November 5, Remember Remember the Day of the Failed Demoman, and I joined a group of Block 12ers going down to the Vale fireworks display. which was deeply impressive despite the being timed to go off with the sky falling on our heads. I lost my party quickly, but found a tree. This did not keep me dry, or help me find them, but did give me a better view of the reflections on the lake. With rain-sodden glasses, mass fireworks accompanied by various movie soundtracks became exceptionally trippy, a blurred kaleidoscope of burning, coloured lights. And twenty-four hours later my clothes are almost dry, too!

Expenditures thus far: £22 shopping.

hot dirty water in a cup, with royalty

Had my Educational Psychologist’s Report on Thursday. Word puzzles, mind games, all quite fun and interesting if at times mildly frustrating (that was of course the point) with a lovely psychologist man named Tim. The upshot: (summary, image link) – tl;dr I R GENIUS, just fucked in terms of brain-hand coordination, and have a legitimate claim to extra time and a word processor in exams.

That went as well as could be expected, I reckon.

However, this report lasted somewhat longer than I was expecting, and when it finished I found I was going to be at least half an hour late to Stuart’s seminar. Debated with myself whether to go for the second half (unprepared, without laptop or folder, and also HALF AN HOUR LATE, resulting in mockery) or whether to just go home (so he would think I had bunked off, possibly to go and see the CIA man talking about the ethics of robotic warfare, resulting in being treated as a feckless delinquent.) After considerable thought the latter eventually made itself seem less attractive, so I walked over to Strathcona for the last twenty minutes of the seminar, joined Team Science and read a paragraph about Copernicus out in a loud, arch voice, and Learned. Then at the end I told Stuart I was agonising like nothing else about this essay and oh god it’s going to be awful. He said academic things which basically added up to “no stress; go easy, bro”. I like Stuart.

Despite this, I found myself working into the small hours of Thursday night on it. But that was okay, because it meant when Enzo (Rose’s apparent suitor [eta: no more, I am informed; no comment], a most dashing gentleman of Italian extraction.) arrived falling-down drunk at half past three in the morning outside my window with a guitar and tricorn hat and attempted to play Rose songs, instead of finding me sleepily furious he found me deeply amused and glad of the distraction. Unfortunately (or perhaps fortunately), despite assaulting her room from both sides she wouldn’t wake up. Fortunately (definitely), I don’t think we interrupted anyone else’s slumber.

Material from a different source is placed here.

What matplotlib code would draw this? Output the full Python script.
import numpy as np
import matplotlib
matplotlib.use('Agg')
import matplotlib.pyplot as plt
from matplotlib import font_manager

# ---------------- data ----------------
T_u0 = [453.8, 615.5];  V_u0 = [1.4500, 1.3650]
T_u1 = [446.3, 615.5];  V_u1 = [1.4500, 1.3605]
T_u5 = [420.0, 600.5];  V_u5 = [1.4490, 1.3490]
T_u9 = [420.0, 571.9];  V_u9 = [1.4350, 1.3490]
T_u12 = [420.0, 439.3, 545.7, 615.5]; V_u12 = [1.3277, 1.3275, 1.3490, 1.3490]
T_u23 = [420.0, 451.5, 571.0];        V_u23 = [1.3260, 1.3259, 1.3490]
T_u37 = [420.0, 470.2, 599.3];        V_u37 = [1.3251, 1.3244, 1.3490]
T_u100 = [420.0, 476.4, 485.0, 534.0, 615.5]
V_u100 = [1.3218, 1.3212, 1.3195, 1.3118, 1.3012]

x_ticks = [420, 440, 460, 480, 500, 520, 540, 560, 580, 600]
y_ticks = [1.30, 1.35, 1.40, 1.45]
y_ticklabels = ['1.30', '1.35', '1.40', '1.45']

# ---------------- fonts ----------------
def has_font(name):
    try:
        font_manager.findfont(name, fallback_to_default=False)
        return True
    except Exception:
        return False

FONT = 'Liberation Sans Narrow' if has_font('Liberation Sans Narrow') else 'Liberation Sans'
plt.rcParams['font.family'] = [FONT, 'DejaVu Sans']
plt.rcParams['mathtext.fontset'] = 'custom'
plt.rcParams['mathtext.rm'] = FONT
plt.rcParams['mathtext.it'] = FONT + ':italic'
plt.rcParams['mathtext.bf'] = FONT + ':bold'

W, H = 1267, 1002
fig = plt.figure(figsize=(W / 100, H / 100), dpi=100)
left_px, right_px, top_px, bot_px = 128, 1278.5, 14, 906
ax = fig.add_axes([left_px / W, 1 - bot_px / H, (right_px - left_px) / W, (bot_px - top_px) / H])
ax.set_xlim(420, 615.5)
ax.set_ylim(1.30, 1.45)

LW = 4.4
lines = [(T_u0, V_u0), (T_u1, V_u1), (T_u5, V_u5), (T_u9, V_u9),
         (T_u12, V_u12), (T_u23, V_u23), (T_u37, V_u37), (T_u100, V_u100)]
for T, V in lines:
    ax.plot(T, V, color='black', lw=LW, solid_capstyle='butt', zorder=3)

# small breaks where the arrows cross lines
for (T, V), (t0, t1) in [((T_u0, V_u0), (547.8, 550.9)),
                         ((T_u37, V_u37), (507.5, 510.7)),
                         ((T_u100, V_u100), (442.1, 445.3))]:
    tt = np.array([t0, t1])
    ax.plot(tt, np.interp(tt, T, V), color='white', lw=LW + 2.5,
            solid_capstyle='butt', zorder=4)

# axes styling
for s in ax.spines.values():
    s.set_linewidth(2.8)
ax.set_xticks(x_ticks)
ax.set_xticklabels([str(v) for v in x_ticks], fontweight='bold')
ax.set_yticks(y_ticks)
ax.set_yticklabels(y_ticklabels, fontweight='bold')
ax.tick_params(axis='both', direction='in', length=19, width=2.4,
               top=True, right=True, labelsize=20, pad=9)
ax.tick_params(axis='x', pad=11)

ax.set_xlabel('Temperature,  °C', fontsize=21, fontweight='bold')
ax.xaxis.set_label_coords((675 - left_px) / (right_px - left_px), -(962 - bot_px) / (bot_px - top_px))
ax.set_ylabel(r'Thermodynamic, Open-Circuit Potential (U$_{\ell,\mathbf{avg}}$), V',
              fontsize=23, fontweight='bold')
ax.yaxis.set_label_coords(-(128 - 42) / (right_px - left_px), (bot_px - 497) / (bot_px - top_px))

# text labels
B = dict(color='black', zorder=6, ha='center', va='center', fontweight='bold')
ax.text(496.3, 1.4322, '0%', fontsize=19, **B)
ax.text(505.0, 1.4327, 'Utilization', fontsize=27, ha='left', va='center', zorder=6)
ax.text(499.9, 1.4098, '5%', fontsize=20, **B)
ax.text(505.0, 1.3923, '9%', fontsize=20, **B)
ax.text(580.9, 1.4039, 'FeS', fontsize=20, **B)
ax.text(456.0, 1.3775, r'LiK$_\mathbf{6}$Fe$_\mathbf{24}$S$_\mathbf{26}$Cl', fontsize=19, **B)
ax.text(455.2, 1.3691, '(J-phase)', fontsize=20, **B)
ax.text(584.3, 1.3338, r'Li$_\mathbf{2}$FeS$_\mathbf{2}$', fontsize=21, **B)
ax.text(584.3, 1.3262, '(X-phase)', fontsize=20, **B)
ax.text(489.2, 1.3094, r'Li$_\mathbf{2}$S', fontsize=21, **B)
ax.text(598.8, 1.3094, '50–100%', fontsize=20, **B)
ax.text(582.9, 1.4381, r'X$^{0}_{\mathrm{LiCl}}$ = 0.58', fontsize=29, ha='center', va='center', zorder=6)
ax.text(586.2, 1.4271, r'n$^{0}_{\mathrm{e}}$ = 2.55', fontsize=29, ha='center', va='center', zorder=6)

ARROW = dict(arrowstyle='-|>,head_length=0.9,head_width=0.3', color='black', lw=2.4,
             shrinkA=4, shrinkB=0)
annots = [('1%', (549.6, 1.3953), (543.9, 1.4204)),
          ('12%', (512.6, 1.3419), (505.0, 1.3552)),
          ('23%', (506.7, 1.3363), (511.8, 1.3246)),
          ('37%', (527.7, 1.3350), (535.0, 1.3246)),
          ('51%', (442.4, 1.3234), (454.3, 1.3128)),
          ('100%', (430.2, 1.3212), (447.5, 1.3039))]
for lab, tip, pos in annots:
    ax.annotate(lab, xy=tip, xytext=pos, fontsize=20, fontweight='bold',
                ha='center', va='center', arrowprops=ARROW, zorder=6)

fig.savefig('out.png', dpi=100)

Submitted the essay, which I have to do both digitally ahead of time through their anti-plagiarism software and in dead tree format on the day itself. History office opened at ten; coach left at eleven. Hurr. At least the trains were running today. I locked up my bike at University Centre, grabbed some apples from the greengrocer to nom on the journey and slept most of the way to Bristol. Had lunch at Yoyo, which was pleasantly nostalgic and also unbelievably delicious and filling. They need to turn into a vast evil multinational quickly so I can have one here.

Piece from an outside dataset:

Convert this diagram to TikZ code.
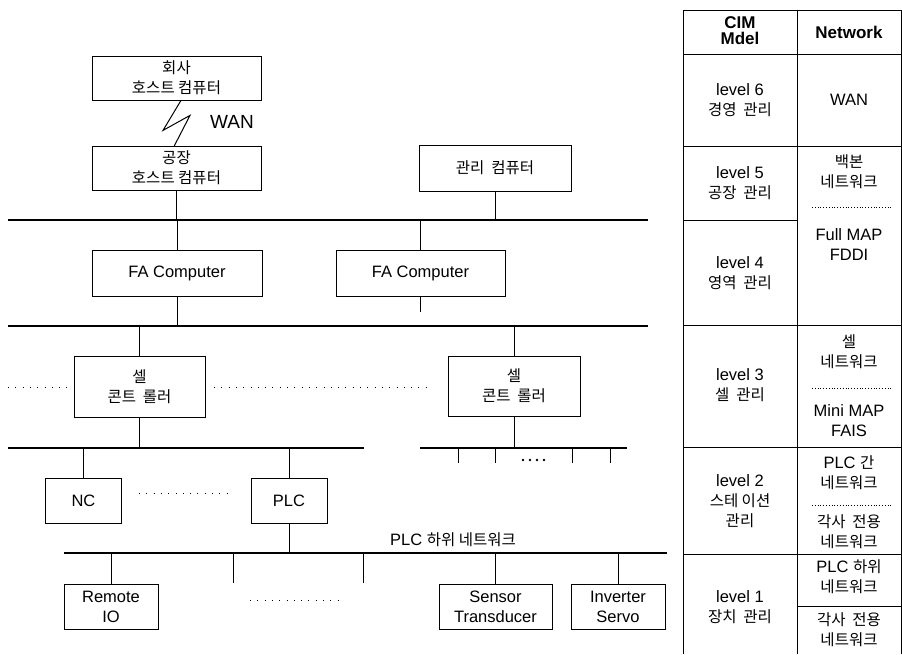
\documentclass[tikz,border=0pt]{standalone}
\usepackage{fontspec}
\setmainfont{Liberation Sans}
\newfontfamily\krfont{Noto Sans CJK KR}
\newcommand{\kr}[1]{{\krfont\fontsize{15.5}{20}\selectfont #1}}

\begin{document}
\begin{tikzpicture}[x=1pt, y=-1pt,
    box/.style={draw, line width=0.8pt, align=center, inner sep=2pt,
      font=\fontsize{16.5}{20}\selectfont},
    lbl/.style={align=center, inner sep=0pt, font=\fontsize{16.5}{20}\selectfont},
    head/.style={lbl, font=\fontsize{17}{17}\selectfont\bfseries},
    bus/.style={line width=1.4pt},
    link/.style={line width=1pt},
    grid/.style={line width=0.8pt},
    dotline/.style={line width=1pt, dash pattern=on 0.8pt off 6.5pt},
    fineline/.style={line width=0.7pt, dash pattern=on 0.6pt off 2.2pt}]
    \useasboundingbox (0,0) rectangle (902,654);

    % Hosts
    \node[box, minimum width=169, minimum height=44] (office) at (176.5,78) {\kr{회사}\\\kr{호스트 컴퓨터}};
    \node[box, minimum width=169, minimum height=44] (host) at (176.5,168) {\kr{공장}\\\kr{호스트 컴퓨터}};
    \node[box, minimum width=152, minimum height=46] (mgr) at (495,168) {\kr{관리 \ 컴퓨터}};

    % WAN link
    \draw[link] (office.south) ++(4.5,0) -- ++(-18,30) -- ++(27,-15) -- ++(-16,31);
    \node[lbl, font=\fontsize{19}{22}\selectfont] (wan) at (232,122) {WAN};

    % Buses
    \coordinate (bus1) at (8,220);
    \coordinate (bus2) at (8,326);
    \coordinate (bus3) at (8,448);
    \coordinate (bus4) at (64,553);
    \draw[bus] (bus1) -- (648,220);
    \draw[bus] (bus2) -- (648,326);
    \draw[bus] (bus3) -- (364,448);
    \draw[bus] (420,448) -- (627,448);
    \draw[bus] (bus4) -- (667,553);
    \node[lbl] (plcbus) at (453,540) {PLC \kr{하위 네트워크}};

    % FA computers
    \node[box, minimum width=170, minimum height=46] (fa1) at (177,273.5) {FA Computer};
    \node[box, minimum width=169, minimum height=46] (fa2) at (420.5,273.5) {FA Computer};

    % Cell controllers
    \node[box, minimum width=131, minimum height=61] (cell1) at (139.5,386.5) {\kr{셀}\\\kr{콘트 \ 롤러}};
    \node[box, minimum width=132, minimum height=60] (cell2) at (514,386) {\kr{셀}\\\kr{콘트 \ 롤러}};
    \draw[dotline] (8,387) -- (70,387);
    \draw[dotline] (214,387) -- (432,387);

    % Devices
    \node[box, minimum width=76, minimum height=45] (nc) at (83.5,500.5) {NC};
    \node[box, minimum width=76, minimum height=45] (plc) at (289,500.5) {PLC};
    \draw[dotline] (139,493) -- (231,493);
    \node[box, minimum width=94, minimum height=45] (rio) at (111,606.5) {Remote\\IO};
    \node[box, minimum width=113, minimum height=45] (sens) at (495.5,606.5) {Sensor\\Transducer};
    \node[box, minimum width=94, minimum height=45] (inv) at (618,606.5) {Inverter\\Servo};
    \draw[dotline] (250,600) -- (340,600);

    % Drops to the buses
    \draw[link] (host.south) -- (host.south |- bus1);
    \draw[link] (mgr.south) -- (mgr.south |- bus1);
    \draw[link] (fa1.north) -- (fa1.north |- bus1);
    \draw[link] (fa1.south) -- (fa1.south |- bus2);
    \draw[link] (fa2.north) -- (fa2.north |- bus1);
    \draw[link] (fa2.south) -- ++(0,15);
    \draw[link] (cell1.north) -- (cell1.north |- bus2);
    \draw[link] (cell2.north) -- (cell2.north |- bus2);
    \draw[link] (cell1.south) -- (cell1.south |- bus3);
    \draw[link] (cell2.south) -- (cell2.south |- bus3);
    \draw[link] (nc.north) -- (nc.north |- bus3);
    \draw[link] (plc.north) -- (plc.north |- bus3);
    \draw[link] (plc.south) -- (plc.south |- bus4);
    \draw[link] (rio.north) -- (rio.north |- bus4);
    \draw[link] (sens.north) -- (sens.north |- bus4);
    \draw[link] (inv.north) -- (inv.north |- bus4);

    % Open taps
    \foreach \x in {458,495,572,610}
      \draw[link] (\x,448) -- (\x,463);
    \foreach \x in {523,530,537,544}
      \fill (\x,460) circle (1.4);
    \foreach \x in {233,363}
      \draw[link] (\x,553) -- (\x,583);

    % Table frame
    \foreach \y in {10,54,146,325,447,554}
      \draw[grid] (683,\y) -- (902,\y);
    \draw[grid] (683,220) -- (797,220);
    \draw[grid] (797,606) -- (902,606);
    \foreach \x in {683,797,901.4}
      \draw[grid] (\x,10) -- (\x,654);
    \foreach \y in {207,388,505}
      \draw[fineline] (812,\y) -- (892,\y);

    % Table texts
    \node[head] (cim) at (740,31) {CIM\\[-1pt]Mdel};
    \node[head] (net) at (849,32) {Network};
    \node[lbl] (lv6) at (740,100) {level 6\\\kr{경영 \ 관리}};
    \node[lbl] (wanrow) at (849,100) {WAN};
    \node[lbl] (lv5) at (740,183) {level 5\\\kr{공장 \ 관리}};
    \node[lbl] (backbone) at (849,172) {\kr{백본}\\\kr{네트워크}};
    \node[lbl] (fullmap) at (849,245) {Full MAP\\FDDI};
    \node[lbl] (lv4) at (740,273) {level 4\\\kr{영역 \ 관리}};
    \node[lbl] (cellnet) at (849,352) {\kr{셀}\\\kr{네트워크}};
    \node[lbl] (minimap) at (849,421) {Mini MAP\\FAIS};
    \node[lbl] (lv3) at (740,385) {level 3\\\kr{셀 \ 관리}};
    \node[lbl] (plcnet) at (849,473) {PLC \kr{간}\\\kr{네트워크}};
    \node[lbl] (ownnet2) at (849,532) {\kr{각사 \ 전용}\\\kr{네트워크}};
    \node[lbl] (lv2) at (740,501) {level 2\\\kr{스테 이션}\\\kr{관리}};
    \node[lbl] (plclow) at (849,577) {PLC \kr{하위}\\\kr{네트워크}};
    \node[lbl] (ownnet1) at (849,630) {\kr{각사 \ 전용}\\\kr{네트워크}};
    \node[lbl] (lv1) at (740,607) {level 1\\\kr{장치 \ 관리}};
\end{tikzpicture}
\end{document}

COUSINWEDDING. Owen and Joey chose to get married on Halloween, which sounded somewhat questionable until I heard that it was when they met, which made it Cool. It was at a hired hall at the Paintworks, an ex-paint-factory-turned-modern-artist/architect’s-private-zone-of-pretentiousness, with scores of jack-o-lantern decorations carved by Freddy and Owen. People variously came in costume or not; since I still haven’t sorted out a way to retrieve Blastwave from Tom, I just came in a black shirt and hid in the curtains a lot. Mike had skull makeup, a top hat and a skull on the end of a stick which tiny Hal played with happily, Joey’s awesome friend Paz and her moustachioed Man as one set of Ghostbusters and some people I didn’t know as another, Steph as Minnie Mouse, aunts in various degrees of witchiness, John as a gangster in an extremely slick hat and… many others, whose details escape me and would take forever.

There was a hog roast, which was delicious and had strips of crackling as long as my arm. There were many many cousins and cousin-spouses and toddling cousin-children and cousin-friends. I love my extended family. Really. They’re great people. Mike gave a rather wonderful best man speech; Owen tore up several times during his groom speech, to general dawwing and approval, and then Paz gave us a very American, very nice account of growing up with Joey, which included towards the end:

“…and Owen, if you let her down I will maim you and leave you naked in a field of zombies.”
Beat.
“The fast kind, not the slow kind.”

This made her instantly and irrevocably the coolest person in the room. And this was before she told me her brother (so… cousin’s wife’s best friend’s brother, this is a rather tenuous link) worked for Valve and I gave her my Steam name and got gifted those parts of the Valve Complete Pack that I did not already have this morning. Which wasn’t much but made me amazingly gleeful and happy.

Ros told me wonderful and heartening things about life. Freddie was envious of university fun times. I had through the night been envious of John’s hat. He gave it to me. It’s magnificent.

Make that: I really, really love my extended family.

On the Sunday and I walked in the woods with Mum and learned about history and life, and got haddock and chips from Luke at the fish bar and exchanged nods and good wishes. Now, of course, it is Reading Week brumside and I shall enjoy the break from the (terrible, ghastly, strenuous, agonising) lectures and sing and dance and eat and perhaps actually read some things, who knows.